Mike Streetly, a spokesperson for Better Shrewsbury Transport, said: “This report is important because the predicted increase in traffic under the ‘core’ scenario is similar to that being used by Shropshire Council to make the economic case for the proposed North West Relief Road. (NWRR). In both cases the amount of carbon emissions reduction is well short of what’s needed to tackle the climate emergency.
“It is clear that the Government (and Shropshire Council) is not serious about the climate emergency and is planning for failure on its legally binding net zero target. Once again the Government is setting the rules for transport planning to justify its ‘business as usual’ approach whereby new roads are built to ‘relieve’ congestion but end up encouraging more people to drive. Building more roads to prevent congestion is like a fat man loosening his belt to prevent obesity.
“Instead of begging the DfT for millions more for the NWRR, Shropshire Council should be asking central government for money to overhaul our transport system for the 21st century. Proper investment in sustainable travel will properly reduce congestion, freeing up the roads for those who need them.Anything else is insanity.”
A planning application for the four-mile stretch of road drew more than 4,000 objections, with major concerns over the environmental impacts and costs to the taxpayer.
Councillor Richard Marshall, Shropshire Council’s cabinet member for highways, said: “The Shrewsbury North West Relief Road (NWRR) is currently being considered as part of the planning process and a decision is expected early next year.
“The proposed road represents a key ‘missing link’ in Shropshire’s road network.

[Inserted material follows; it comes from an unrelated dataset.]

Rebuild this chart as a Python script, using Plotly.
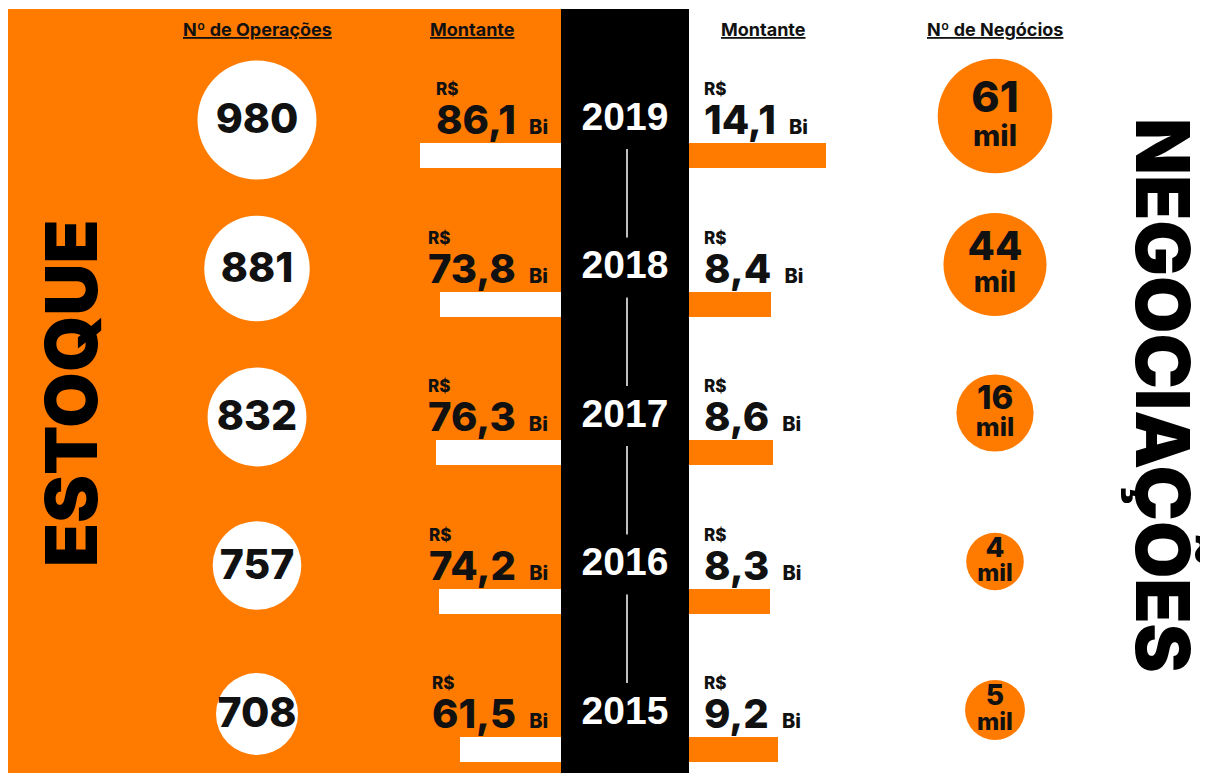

“It would complete the ring road circle around Shrewsbury, reduce congestion and traffic in Shrewsbury town centre, and at a number of major bottleneck points on the A5 outside the town. By reducing traffic in Shrewsbury, it would be key to encouraging more people to walk, cycle and use public transport within the town, making this a more attractive place for residents and visitors.
“It would also boost economic growth in the county and for many businesses and communities along the A5, reducing road journey times from north to south and eastern Shropshire and vice versa.
“Understandably, some people have concerns about the road’s impact on the environment and climate change. While there will be significant net carbon costs in the initial construction of the road, however moving the traffic away from the town center and reducing congestion in and around Shrewsbury will reduce emissions, improve air quality and improve road safety in the longer term.
“The road is also designed to minimize any impact on local ecology and habitats by including the planting of trees, improvements to the nearby Hencott Pool SSSI and a number of new cycleways, footpaths and bridleways, linking these up with existing rights of way.
“If approved, further analysis and modeling of these forecast improvements will be submitted as part of the Full Business Case which will be considered by the Department for Transport (DfT), ahead of any construction.”